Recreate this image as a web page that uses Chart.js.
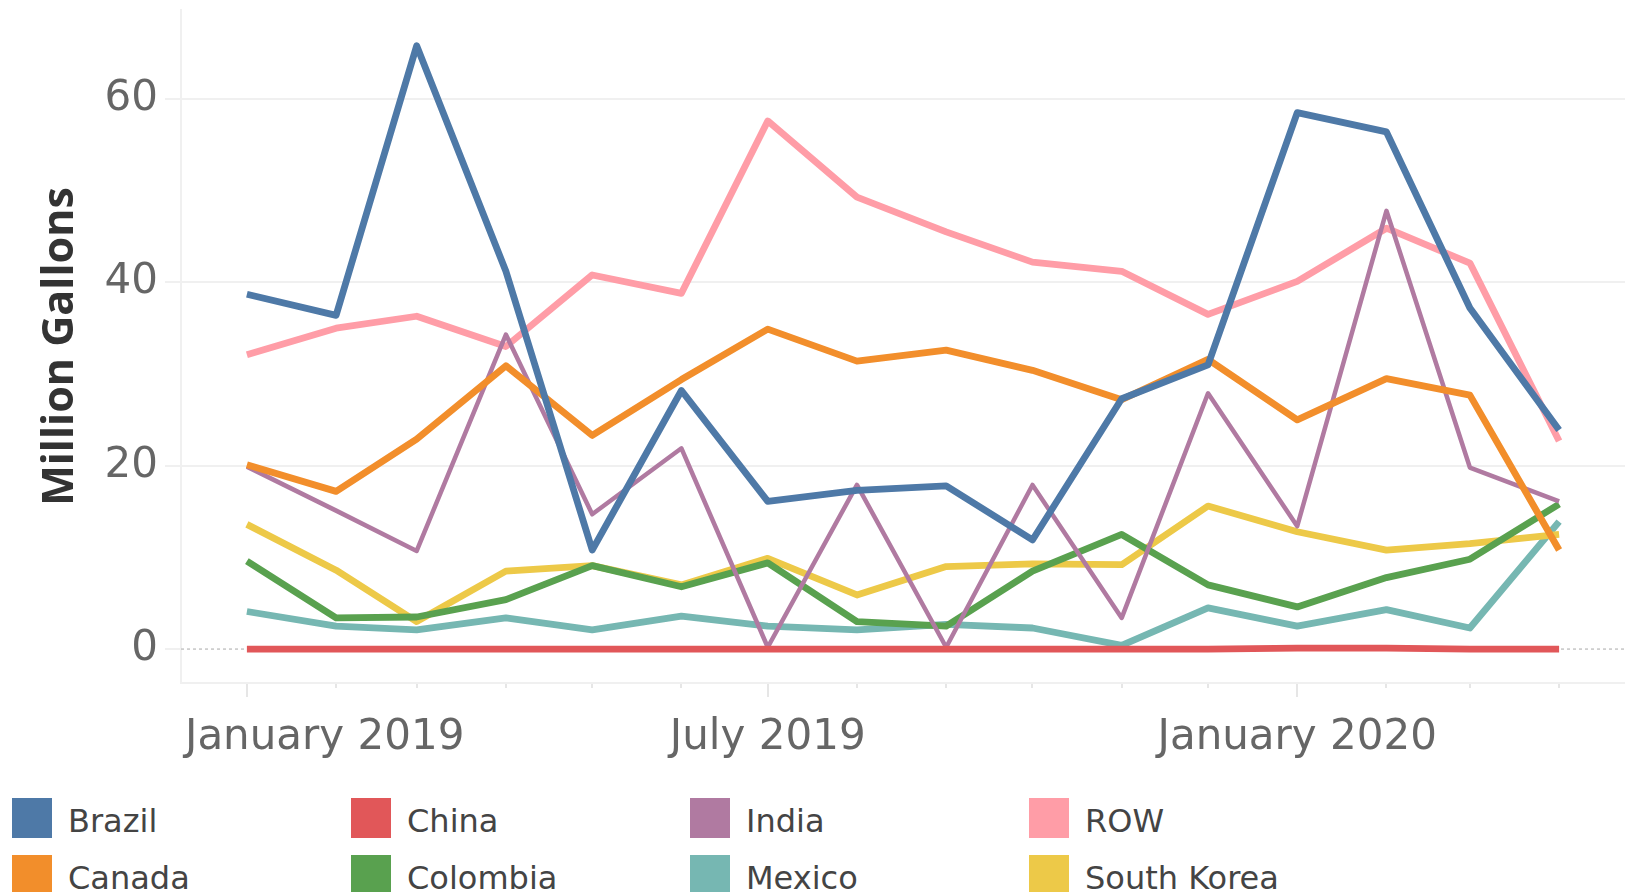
<!DOCTYPE html>
<html>
<head>
<meta charset="utf-8">
<title>Million Gallons by country</title>
<script src="https://cdn.jsdelivr.net/npm/chart.js@4.4.1/dist/chart.umd.min.js"></script>
<style>
  html, body { margin: 0; padding: 0; background: #fff; overflow: hidden; }
  #wrap { position: relative; width: 1637px; height: 892px; }
  #chart { position: absolute; left: 0; top: 0; }
  #legend {
    position: absolute; left: 12px; top: 798px;
    display: grid; grid-auto-flow: column;
    grid-template-rows: repeat(2, 57px); grid-auto-columns: 339px;
    font-family: "DejaVu Sans"; font-size: 32px; color: #444;
  }
  .item { display: flex; align-items: flex-start; height: 57px; }
  .swatch { width: 40px; height: 40px; margin-right: 16px; flex: none; }
  .label { line-height: 40px; padding-top: 3px; white-space: nowrap; }
</style>
</head>
<body>
<div id="wrap">
  <canvas id="chart" width="1637" height="790"></canvas>
  <div id="legend"></div>
</div>
<script>
// monthly imports, million gallons
const months = ['2019-01', '2019-02', '2019-03', '2019-04', '2019-05', '2019-06', '2019-07', '2019-08',
                '2019-09', '2019-10', '2019-11', '2019-12', '2020-01', '2020-02', '2020-03', '2020-04'];

const brazil     = [38.7, 36.4, 65.8, 41.2, 10.8, 28.2, 16.1, 17.3, 17.8, 11.9, 27.3, 31.0, 58.5, 56.4, 37.2, 23.9];
const canada     = [20.1, 17.2, 22.9, 30.9, 23.3, 29.4, 34.9, 31.4, 32.6, 30.4, 27.2, 31.6, 25.0, 29.5, 27.7, 10.8];
const china      = [0, 0, 0, 0, 0, 0, 0, 0, 0, 0, 0, 0, 0.1, 0.1, 0, 0];
const colombia   = [9.6, 3.4, 3.5, 5.4, 9.1, 6.8, 9.4, 3.0, 2.5, 8.5, 12.5, 7.0, 4.6, 7.8, 9.8, 15.8];
const india      = [19.9, 15.1, 10.7, 34.3, 14.7, 21.9, 0.2, 17.9, 0.2, 17.9, 3.4, 27.9, 13.4, 47.8, 19.8, 16.1];
const mexico     = [4.1, 2.5, 2.1, 3.4, 2.1, 3.6, 2.5, 2.1, 2.7, 2.3, 0.4, 4.5, 2.5, 4.3, 2.3, 13.9];
const row        = [32.1, 35.0, 36.3, 33.0, 40.8, 38.8, 57.6, 49.3, 45.5, 42.2, 41.2, 36.5, 40.1, 45.9, 42.1, 22.7];
const southKorea = [13.6, 8.6, 3.0, 8.5, 9.1, 7.0, 9.9, 5.9, 9.0, 9.3, 9.2, 15.6, 12.8, 10.8, 11.5, 12.5];

const yTicks = [0, 20, 40, 60];
const xTickMonths = ['2019-01', '2019-07', '2020-01'];
const xTickLabels = ['January 2019', 'July 2019', 'January 2020'];

// legend order; `order` sets which line sits on top (lower = on top)
const series = [
  { name: 'Brazil',      color: '#4e79a7', values: brazil,     order: 1 },
  { name: 'Canada',      color: '#f28e2b', values: canada,     order: 2 },
  { name: 'China',       color: '#e15759', values: china,      order: 0 },
  { name: 'Colombia',    color: '#59a14f', values: colombia,   order: 4 },
  { name: 'India',       color: '#b07aa1', values: india,      order: 3, width: 4.5 },
  { name: 'Mexico',      color: '#76b7b2', values: mexico,     order: 6 },
  { name: 'ROW',         color: '#ff9da7', values: row,        order: 7 },
  { name: 'South Korea', color: '#edc948', values: southKorea, order: 5 }
];

// x is a continuous date axis: days since 1 Jan 2019
const DAY = 86400000;
const t0 = Date.UTC(2019, 0, 1);
const dayOf = m => (Date.UTC(+m.slice(0, 4), +m.slice(5, 7) - 1, 1) - t0) / DAY;
const monthDays = months.map(dayOf);

const datasets = series.map(s => ({
  label: s.name,
  data: s.values.map((v, i) => ({ x: monthDays[i], y: v })),
  borderColor: s.color,
  backgroundColor: s.color,
  borderWidth: s.width || 6.8,
  borderJoinStyle: 'round',
  pointRadius: 0,
  tension: 0,
  order: s.order
}));

const GRID = '#f0f0f0';

// zero line, bottom axis, month ticks and date labels
const axisDecor = {
  id: 'axisDecor',
  beforeDatasetsDraw(chart) {
    const { ctx, chartArea: a, scales: { x, y } } = chart;
    ctx.save();
    const y0 = y.getPixelForValue(0);
    ctx.strokeStyle = '#c6c6c6';
    ctx.lineWidth = 1.5;
    ctx.setLineDash([3, 3]);
    ctx.beginPath();
    ctx.moveTo(a.left, y0);
    ctx.lineTo(a.right, y0);
    ctx.stroke();
    ctx.setLineDash([]);

    ctx.strokeStyle = GRID;
    ctx.lineWidth = 2;
    ctx.beginPath();
    ctx.moveTo(a.left - 1, a.bottom);
    ctx.lineTo(a.right, a.bottom);
    ctx.stroke();

    ctx.strokeStyle = '#e6e6e6';
    months.forEach(m => {
      const px = Math.round(x.getPixelForValue(dayOf(m)));
      const len = xTickMonths.includes(m) ? 14 : 5;
      ctx.beginPath();
      ctx.moveTo(px, a.bottom + 1);
      ctx.lineTo(px, a.bottom + len);
      ctx.stroke();
    });
    ctx.restore();
  },
  afterDraw(chart) {
    const { ctx, chartArea: a, scales: { x } } = chart;
    ctx.save();
    ctx.font = '42px "DejaVu Sans"';
    ctx.fillStyle = '#666';
    ctx.textBaseline = 'alphabetic';
    ctx.textAlign = 'left';
    xTickMonths.forEach((m, i) => {
      const px = x.getPixelForValue(dayOf(m));
      const w = ctx.measureText(xTickLabels[i]).width;
      const left = Math.max(a.left + 4, px - w / 2);
      ctx.fillText(xTickLabels[i], left, a.bottom + 66);
    });
    ctx.restore();
  }
};

new Chart(document.getElementById('chart'), {
  type: 'line',
  data: { datasets },
  plugins: [axisDecor],
  options: {
    responsive: false,
    animation: false,
    devicePixelRatio: 1,
    layout: { padding: { top: 10, right: 12, left: 0, bottom: 0 } },
    plugins: { legend: { display: false }, tooltip: { enabled: false } },
    scales: {
      x: {
        type: 'linear',
        min: -22.9,
        max: 478.9,
        ticks: { display: false },
        grid: { display: false },
        border: { display: false },
        afterFit(scale) {
          scale.height = 107;
          scale.paddingLeft = 0;
          scale.paddingRight = 0;
        }
      },
      y: {
        min: -3.7,
        max: 69.7,
        afterBuildTicks(scale) { scale.ticks = yTicks.map(v => ({ value: v })); },
        afterFit(scale) {
          scale.width = 181;
          scale.paddingTop = 0;
          scale.paddingBottom = 0;
        },
        ticks: {
          color: '#666',
          padding: 7,
          font: { family: 'DejaVu Sans', size: 42 }
        },
        grid: {
          color: c => (c.tick && c.tick.value === 0 ? 'rgba(0,0,0,0)' : GRID),
          tickColor: GRID,
          lineWidth: 2,
          tickLength: 16
        },
        border: { display: true, color: GRID, width: 2 },
        title: {
          display: true,
          text: 'Million Gallons',
          color: '#333',
          font: { family: 'Open Sans', size: 43, weight: 'bold' },
          padding: { top: 35, bottom: 0 }
        }
      }
    }
  }
});

// legend, laid out in columns like the source
const legend = document.getElementById('legend');
series.forEach(s => {
  const item = document.createElement('div');
  item.className = 'item';
  const sw = document.createElement('span');
  sw.className = 'swatch';
  sw.style.background = s.color;
  const lb = document.createElement('span');
  lb.className = 'label';
  lb.textContent = s.name;
  item.append(sw, lb);
  legend.appendChild(item);
});
</script>
</body>
</html>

● Aim
Write out the listing word for word, omitting the pictures it holds.

● Final answer
Recreate this image as a web page that uses Chart.js.
<!DOCTYPE html>
<html>
<head>
<meta charset="utf-8">
<title>Million Gallons by country</title>
<script src="https://cdn.jsdelivr.net/npm/chart.js@4.4.1/dist/chart.umd.min.js"></script>
<style>
  html, body { margin: 0; padding: 0; background: #fff; overflow: hidden; }
  #wrap { position: relative; width: 1637px; height: 892px; }
  #chart { position: absolute; left: 0; top: 0; }
  #legend {
    position: absolute; left: 12px; top: 798px;
    display: grid; grid-auto-flow: column;
    grid-template-rows: repeat(2, 57px); grid-auto-columns: 339px;
    font-family: "DejaVu Sans"; font-size: 32px; color: #444;
  }
  .item { display: flex; align-items: flex-start; height: 57px; }
  .swatch { width: 40px; height: 40px; margin-right: 16px; flex: none; }
  .label { line-height: 40px; padding-top: 3px; white-space: nowrap; }
</style>
</head>
<body>
<div id="wrap">
  <canvas id="chart" width="1637" height="790"></canvas>
  <div id="legend"></div>
</div>
<script>
// monthly imports, million gallons
const months = ['2019-01', '2019-02', '2019-03', '2019-04', '2019-05', '2019-06', '2019-07', '2019-08',
                '2019-09', '2019-10', '2019-11', '2019-12', '2020-01', '2020-02', '2020-03', '2020-04'];

const brazil     = [38.7, 36.4, 65.8, 41.2, 10.8, 28.2, 16.1, 17.3, 17.8, 11.9, 27.3, 31.0, 58.5, 56.4, 37.2, 23.9];
const canada     = [20.1, 17.2, 22.9, 30.9, 23.3, 29.4, 34.9, 31.4, 32.6, 30.4, 27.2, 31.6, 25.0, 29.5, 27.7, 10.8];
const china      = [0, 0, 0, 0, 0, 0, 0, 0, 0, 0, 0, 0, 0.1, 0.1, 0, 0];
const colombia   = [9.6, 3.4, 3.5, 5.4, 9.1, 6.8, 9.4, 3.0, 2.5, 8.5, 12.5, 7.0, 4.6, 7.8, 9.8, 15.8];
const india      = [19.9, 15.1, 10.7, 34.3, 14.7, 21.9, 0.2, 17.9, 0.2, 17.9, 3.4, 27.9, 13.4, 47.8, 19.8, 16.1];
const mexico     = [4.1, 2.5, 2.1, 3.4, 2.1, 3.6, 2.5, 2.1, 2.7, 2.3, 0.4, 4.5, 2.5, 4.3, 2.3, 13.9];
const row        = [32.1, 35.0, 36.3, 33.0, 40.8, 38.8, 57.6, 49.3, 45.5, 42.2, 41.2, 36.5, 40.1, 45.9, 42.1, 22.7];
const southKorea = [13.6, 8.6, 3.0, 8.5, 9.1, 7.0, 9.9, 5.9, 9.0, 9.3, 9.2, 15.6, 12.8, 10.8, 11.5, 12.5];

const yTicks = [0, 20, 40, 60];
const xTickMonths = ['2019-01', '2019-07', '2020-01'];
const xTickLabels = ['January 2019', 'July 2019', 'January 2020'];

// legend order; `order` sets which line sits on top (lower = on top)
const series = [
  { name: 'Brazil',      color: '#4e79a7', values: brazil,     order: 1 },
  { name: 'Canada',      color: '#f28e2b', values: canada,     order: 2 },
  { name: 'China',       color: '#e15759', values: china,      order: 0 },
  { name: 'Colombia',    color: '#59a14f', values: colombia,   order: 4 },
  { name: 'India',       color: '#b07aa1', values: india,      order: 3, width: 4.5 },
  { name: 'Mexico',      color: '#76b7b2', values: mexico,     order: 6 },
  { name: 'ROW',         color: '#ff9da7', values: row,        order: 7 },
  { name: 'South Korea', color: '#edc948', values: southKorea, order: 5 }
];

// x is a continuous date axis: days since 1 Jan 2019
const DAY = 86400000;
const t0 = Date.UTC(2019, 0, 1);
const dayOf = m => (Date.UTC(+m.slice(0, 4), +m.slice(5, 7) - 1, 1) - t0) / DAY;
const monthDays = months.map(dayOf);

const datasets = series.map(s => ({
  label: s.name,
  data: s.values.map((v, i) => ({ x: monthDays[i], y: v })),
  borderColor: s.color,
  backgroundColor: s.color,
  borderWidth: s.width || 6.8,
  borderJoinStyle: 'round',
  pointRadius: 0,
  tension: 0,
  order: s.order
}));

const GRID = '#f0f0f0';

// zero line, bottom axis, month ticks and date labels
const axisDecor = {
  id: 'axisDecor',
  beforeDatasetsDraw(chart) {
    const { ctx, chartArea: a, scales: { x, y } } = chart;
    ctx.save();
    const y0 = y.getPixelForValue(0);
    ctx.strokeStyle = '#c6c6c6';
    ctx.lineWidth = 1.5;
    ctx.setLineDash([3, 3]);
    ctx.beginPath();
    ctx.moveTo(a.left, y0);
    ctx.lineTo(a.right, y0);
    ctx.stroke();
    ctx.setLineDash([]);

    ctx.strokeStyle = GRID;
    ctx.lineWidth = 2;
    ctx.beginPath();
    ctx.moveTo(a.left - 1, a.bottom);
    ctx.lineTo(a.right, a.bottom);
    ctx.stroke();

    ctx.strokeStyle = '#e6e6e6';
    months.forEach(m => {
      const px = Math.round(x.getPixelForValue(dayOf(m)));
      const len = xTickMonths.includes(m) ? 14 : 5;
      ctx.beginPath();
      ctx.moveTo(px, a.bottom + 1);
      ctx.lineTo(px, a.bottom + len);
      ctx.stroke();
    });
    ctx.restore();
  },
  afterDraw(chart) {
    const { ctx, chartArea: a, scales: { x } } = chart;
    ctx.save();
    ctx.font = '42px "DejaVu Sans"';
    ctx.fillStyle = '#666';
    ctx.textBaseline = 'alphabetic';
    ctx.textAlign = 'left';
    xTickMonths.forEach((m, i) => {
      const px = x.getPixelForValue(dayOf(m));
      const w = ctx.measureText(xTickLabels[i]).width;
      const left = Math.max(a.left + 4, px - w / 2);
      ctx.fillText(xTickLabels[i], left, a.bottom + 66);
    });
    ctx.restore();
  }
};

new Chart(document.getElementById('chart'), {
  type: 'line',
  data: { datasets },
  plugins: [axisDecor],
  options: {
    responsive: false,
    animation: false,
    devicePixelRatio: 1,
    layout: { padding: { top: 10, right: 12, left: 0, bottom: 0 } },
    plugins: { legend: { display: false }, tooltip: { enabled: false } },
    scales: {
      x: {
        type: 'linear',
        min: -22.9,
        max: 478.9,
        ticks: { display: false },
        grid: { display: false },
        border: { display: false },
        afterFit(scale) {
          scale.height = 107;
          scale.paddingLeft = 0;
          scale.paddingRight = 0;
        }
      },
      y: {
        min: -3.7,
        max: 69.7,
        afterBuildTicks(scale) { scale.ticks = yTicks.map(v => ({ value: v })); },
        afterFit(scale) {
          scale.width = 181;
          scale.paddingTop = 0;
          scale.paddingBottom = 0;
        },
        ticks: {
          color: '#666',
          padding: 7,
          font: { family: 'DejaVu Sans', size: 42 }
        },
        grid: {
          color: c => (c.tick && c.tick.value === 0 ? 'rgba(0,0,0,0)' : GRID),
          tickColor: GRID,
          lineWidth: 2,
          tickLength: 16
        },
        border: { display: true, color: GRID, width: 2 },
        title: {
          display: true,
          text: 'Million Gallons',
          color: '#333',
          font: { family: 'Open Sans', size: 43, weight: 'bold' },
          padding: { top: 35, bottom: 0 }
        }
      }
    }
  }
});

// legend, laid out in columns like the source
const legend = document.getElementById('legend');
series.forEach(s => {
  const item = document.createElement('div');
  item.className = 'item';
  const sw = document.createElement('span');
  sw.className = 'swatch';
  sw.style.background = s.color;
  const lb = document.createElement('span');
  lb.className = 'label';
  lb.textContent = s.name;
  item.append(sw, lb);
  legend.appendChild(item);
});
</script>
</body>
</html>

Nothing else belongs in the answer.